A presidente da ABC, Helena Nader, se disse pessimista após a recente decisão da Câmara e lembrou que a falta de investimentos em educação e ciência fez o país ficar para trás no ranking das economias globais. Nader teme que a inclusão da área nos limites do teto venha a justificar novos contingenciamentos em recursos não-reembolsáveis do Fundo Nacional de Desenvolvimento Científico e Tecnológico (FNDCT). “Lamento muito a falta de compreensão dos deputados, o Brasil saiu mais pobre da última terça-feira”, criticou.

AA presidente da ABC fez duras críticas à decisão de manter a ciência nos limites do novo marco fiscal

O representante da 3M Brasil Paulo Gandolfi lembrou que os recursos não-reembolsáveis do FNDCT são importante ferramentas de fomento pois são mais atrativos que os créditos reembolsáveis, já que inovação é naturalmente um investimento de risco. Ele argumentou também pela ampliação do fundo e defendeu a expansão da Lei do Bem, cujos incentivos fiscais são um forte mecanismo de estímulo à pesquisa no setor privado.

Inovação é um setor em que o Brasil ainda engatinha. Enquanto o país está em 14° posição em produção científica (dados do relatório Elsevier-Bori para 2022), o país está apenas em 54º no Índice Global de Inovação. “Temos um buraco nas etapas intermediárias que conectam centros de pesquisa às empresa. Não traduzimos o conhecimento para a sociedade pois não temos políticas públicas contínuas com esse intuito”, declarou a vice-diretora do IEA-USP, Roseli Lopes.

Lopes trouxe o exemplo da Feira Brasileira de Ciências e Engenharia (Febrace) que incentiva projetos de alunos do ensino fundamental e médio. Nos 20 anos da feira alunos já desenvolveram projetos voltados à purificação de água, combate à dengue, monitoramento e alerta de desastres naturais, entre outras inovações práticas trazidas por jovens estudantes e seus professores. “Cria-se assim um ciclo vicioso de investimento, retorno e investimento”, afirmou.

Mas para além dos investimentos nas chamadas ciências duras, o presidente da SBPC, Renato Janine Ribeiro, lembrou do fomento às humanidades, sem as quais os alunos terminam seus estudos sem as ferramentas necessárias para a compreensão do mundo ao redor. “Isso é uma das causas de tamanho negacionismo científico em pleno 2023. Essa má compreensão de mundo fez com que no Brasil se morresse três vezes mais que a média mundial na pandemia”.

Levantamentos recentes sobre percepção pública da ciência mostraram que a população brasileira tem uma visão positiva da ciência e dos cientistas de modo geral, mas ainda conhece muito pouco sobre a área. Nomes como o de Johanna Döbereiner, cientista pioneira responsável pelo salto de produtividade da soja brasileira, ainda são muito menos conhecidos como deveriam. “Precisamos contar essas histórias”, disse a Acadêmica Márcia Barbosa.

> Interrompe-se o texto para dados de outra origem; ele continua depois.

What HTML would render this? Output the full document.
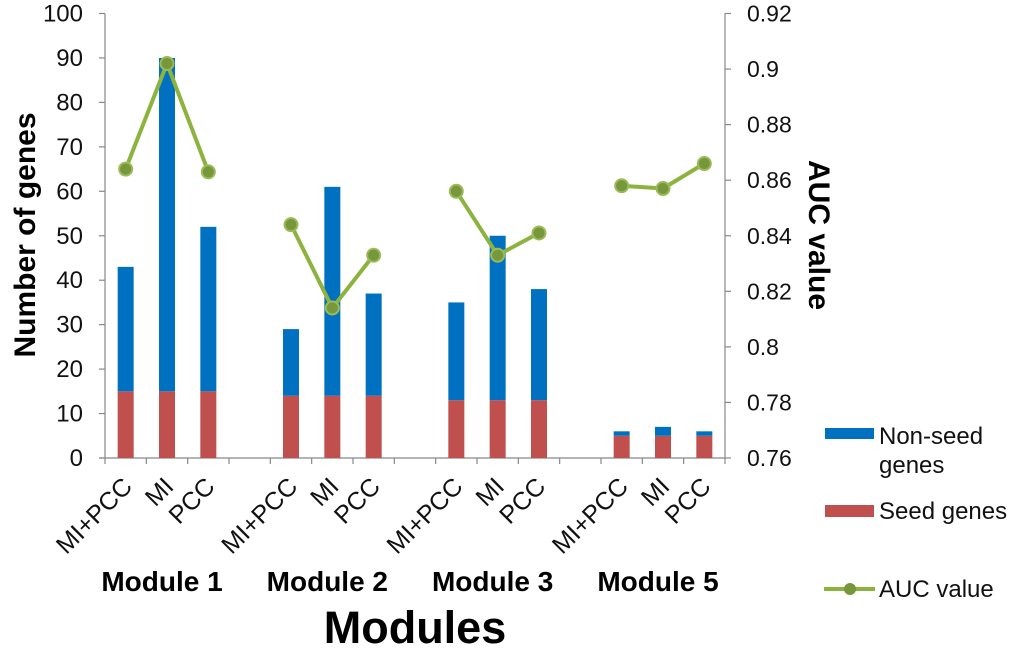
<!DOCTYPE html>
<html><head><meta charset="utf-8"><style>
body{margin:0;background:#fff;}
svg{display:block;font-family:"Liberation Sans",Arial,sans-serif;}
</style></head><body>
<svg id="chart" width="1020" height="649" viewBox="0 0 1020 649" xmlns="http://www.w3.org/2000/svg"></svg>
<script>
const methods = ["MI+PCC","MI","PCC","MI+PCC","MI","PCC","MI+PCC","MI","PCC","MI+PCC","MI","PCC"];
const moduleNames = ["Module 1","Module 2","Module 3","Module 5"];
const seedGenes = [15,15,15,14,14,14,13,13,13,5,5,5];
const nonSeedGenes = [28,75,37,15,47,23,22,37,25,1,2,1];
const aucValues = [0.864,0.902,0.863,0.844,0.814,0.833,0.856,0.833,0.841,0.858,0.857,0.866];
const leftTicks = [0,10,20,30,40,50,60,70,80,90,100];
const rightTicks = [0.76,0.78,0.8,0.82,0.84,0.86,0.88,0.9,0.92];

const NS="http://www.w3.org/2000/svg";
const svg=document.getElementById('chart');
const X0=105, X1=725, Y0=458, Y1=13.5, SLOTS=15;
const slotW=(X1-X0)/SLOTS;
function slotOf(i){return Math.floor(i/3)*4 + (i%3);}
function xc(i){return X0+(slotOf(i)+0.5)*slotW;}
function yL(v){return Y0-(v/100)*(Y0-Y1);}
function yR(v){return Y0-((v-0.76)/0.16)*(Y0-Y1);}
function mk(tag,attrs,parent){const e=document.createElementNS(NS,tag);for(const k in attrs)e.setAttribute(k,attrs[k]);(parent||svg).appendChild(e);return e;}

const axL=mk('line',{x1:X0,y1:Y1,x2:X0,y2:Y0,stroke:'#888','stroke-width':1.2});


const axR=mk('line',{x1:X1,y1:Y1,x2:X1,y2:Y0,stroke:'#888','stroke-width':1.2});


const axX=mk('line',{x1:X0-6,y1:Y0,x2:X1,y2:Y0,stroke:'#888','stroke-width':1.2});


for(let s=0;s<=SLOTS;s++){
  const t=mk('line',{x1:X0+s*slotW,y1:Y0,x2:X0+s*slotW,y2:Y0+6,stroke:'#888','stroke-width':1.2});
  
  
}
leftTicks.forEach(v=>{
  const t=mk('line',{x1:X0-6,y1:yL(v),x2:X0,y2:yL(v),stroke:'#888','stroke-width':1.2});
  
  
  const l=mk('text',{x:83,y:yL(v)+8,'text-anchor':'end','font-size':24,fill:'#111'});
  l.textContent=v;
  
  
});
rightTicks.forEach(v=>{
  const t=mk('line',{x1:X1,y1:yR(v),x2:X1+6,y2:yR(v),stroke:'#888','stroke-width':1.2});
  
  
  const l=mk('text',{x:747,y:yR(v)+8,'font-size':23,fill:'#111'});
  l.textContent=String(v);
  
  
});

const BW=16;
methods.forEach((m,i)=>{
  const cx=xc(i);
  const b1=mk('rect',{x:cx-BW/2,y:yL(seedGenes[i]),width:BW,height:Y0-yL(seedGenes[i]),fill:'#c0504d'});
  
  
  const top=seedGenes[i]+nonSeedGenes[i];
  const b2=mk('rect',{x:cx-BW/2,y:yL(top),width:BW,height:yL(seedGenes[i])-yL(top),fill:'#0070c0'});
  
  
  const lx=cx+8, ly=Y0+30;
  const l=mk('text',{x:lx,y:ly,'text-anchor':'end','font-size':25,fill:'#111',transform:`rotate(-45 ${lx} ${ly})`});
  l.textContent=m;
  
  
});

for(let g=0;g<4;g++){
  const pts=[0,1,2].map(k=>xc(g*3+k)+','+yR(aucValues[g*3+k])).join(' ');
  const pl=mk('polyline',{points:pts,fill:'none',stroke:'#8db33f','stroke-width':4,'stroke-linejoin':'round'});
  
  
}
aucValues.forEach((v,i)=>{
  const c=mk('circle',{cx:xc(i),cy:yR(v),r:6.5,fill:'#76973a',stroke:'#9bbb59','stroke-width':2});
  
  
});

moduleNames.forEach((n,g)=>{
  const cx=xc(g*3+1);
  const t=mk('text',{x:cx-5,y:591,'text-anchor':'middle','font-size':28,'font-weight':'bold',fill:'#000'});
  t.textContent=n;
  
  
});
</script>
<svg style="position:absolute;left:0;top:0" width="1020" height="649" xmlns="http://www.w3.org/2000/svg">
<text x="415" y="643" text-anchor="middle" font-size="45" font-weight="bold" font-family="Liberation Sans, sans-serif">Modules</text>
<text transform="translate(35 235) rotate(-90)" text-anchor="middle" font-size="30" font-weight="bold" font-family="Liberation Sans, sans-serif">Number of genes</text>
<text transform="translate(809 235) rotate(90)" text-anchor="middle" font-size="30" font-weight="bold" font-family="Liberation Sans, sans-serif">AUC value</text>
<g font-family="Liberation Sans, sans-serif" font-size="24" fill="#111">
<rect x="825" y="428" width="49" height="11" fill="#0070c0"/>
<text x="879" y="444">Non-seed</text>
<text x="879" y="473">genes</text>
<rect x="825" y="505" width="49" height="12" fill="#c0504d"/>
<text x="879" y="519">Seed genes</text>
<line x1="824" y1="589" x2="875" y2="589" stroke="#8db33f" stroke-width="4"/>
<circle cx="850" cy="589" r="6" fill="#76973a"/>
<text x="879" y="597">AUC value</text>
</g>
</svg>
</body></html>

A atual secretária de Políticas e Programas Estratégicos do MCTI citou a série de mini-vídeos da ABC Ciência Gera Desenvolvimento, que conta a história de Döbereiner e de outros grandes nomes da ciência brasileira.

Especialista no campo de divulgação, o influenciador Átila Iamarino, que ganhou na produção de conteúdo científico para o grande público durante a pandemia, criticou os incentivos atuais da carreira científica no Brasil. “Hoje, quem se dispõe a fazer divulgação a está fazendo em detrimento de suas carreiras, já que não existem contrapartidas profissionais para divulgar”, disse.

Iamarino trata a divulgação como fator crucial para o próprio investimento em ciência e citou o exemplo bem-sucedido da norte-americana Nasa. “Se a Nasa tiver seu orçamento reduzido hoje, a população dos EUA vai querer saber o porquê. Da mesma forma, o protagonismo da Fiocruz e do Butantan durante a pandemia vai fazer com que a nossa população fique mais atenta quanto à estes institutos no futuro”, alertou.

Para finalizar, o senador Izalci Lucas lamentou o resultado da votação na Câmara e criticou a falta de uma política de Estado para a ciência brasileira. O senador sugeriu também uma reunião futura entre a comunidade científica e os presidentes das duas casas legislativas para tentar mobilizar os congressistas sobre a relevância da área para a própria soberania nacional.